Apple Inc. and the product life cycle
The more I learn about the product life cycle and try to imagine which companies choose to stay in a specific stage, the more I think of Apple.
I get a sense that Apple is doing so well do to always keeping itself in the introduction and growth stages. The introduction stage of this company is obvious, such as coming out with the original iPhone, iPad, or iPod! However, as the growth stage is concerned, Apple has continued to shows signs of keeping its products in this stage and sort of “moving them backwards” if you were to think of the product life cycle. What I mean by that is instead of letting its products move into the maturity stage, it keeps on coming out with new features, improving product quality, or improving technology and styles of its products.

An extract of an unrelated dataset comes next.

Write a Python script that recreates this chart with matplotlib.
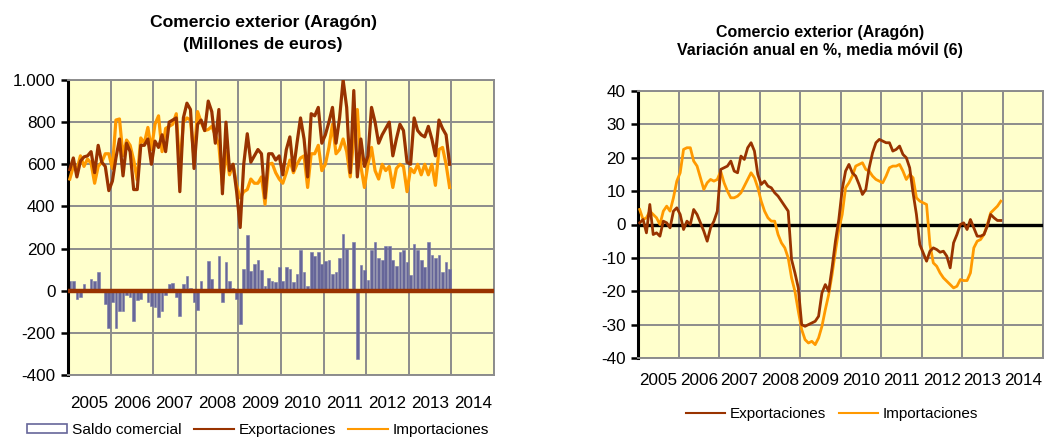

Here’s a perfect example of what I’m talking about. Yesterday, October 23, Apple made an announcement in which multiple new products (existing products with new features and/or sizes) were introduced. For instance, the new highly expected iPad Mini finally made its debut. Another great example of Apple not allowing a specific product to fall into the mature stage of the product life cycle is the new iMac.
A lot of people are going to be talking about the new iPad Mini due to the market share of Samsung tablets growing, increasing interest of consumers in the tablet industry, and the overall hype of competition, especially in the United States. However, today, I was most impressed with the new iMac. I cannot wait for this product to hit the Apple Store. I tell ya, I truly want to go and look at this piece of art! The entire monitor (which is pretty much the whole computer – hardware) has a width of 5 mm. Do you understand how small 5 mm is? If you don’t then maybe you should take out a ruler, hope you can find one around your house these days, and see for yourself.
Okay, enough about me going on a tangent about how small 5 mm is. So, instead of Apple allowing its MacBook, iPad, iMac, iPod, iPhone, iThis, iThat, iDK…to fall into the mature market, they instead introduce newer models with improved features to make sure their products remain in the growth/intro market – BRILLIANT. I only say it’s brilliant because there’s been 6 iPhones, there’s been 8 iMacs (including eMacs, which was actually the first Apple desktop I owned), 538 new iPods, and so forth.
The more I learn about marketing, the more simple things seem to get. I guess the only message I’m trying to give here, which is quite a simple message, is:
Stick to the basics. Stay hungry. Stay foolish.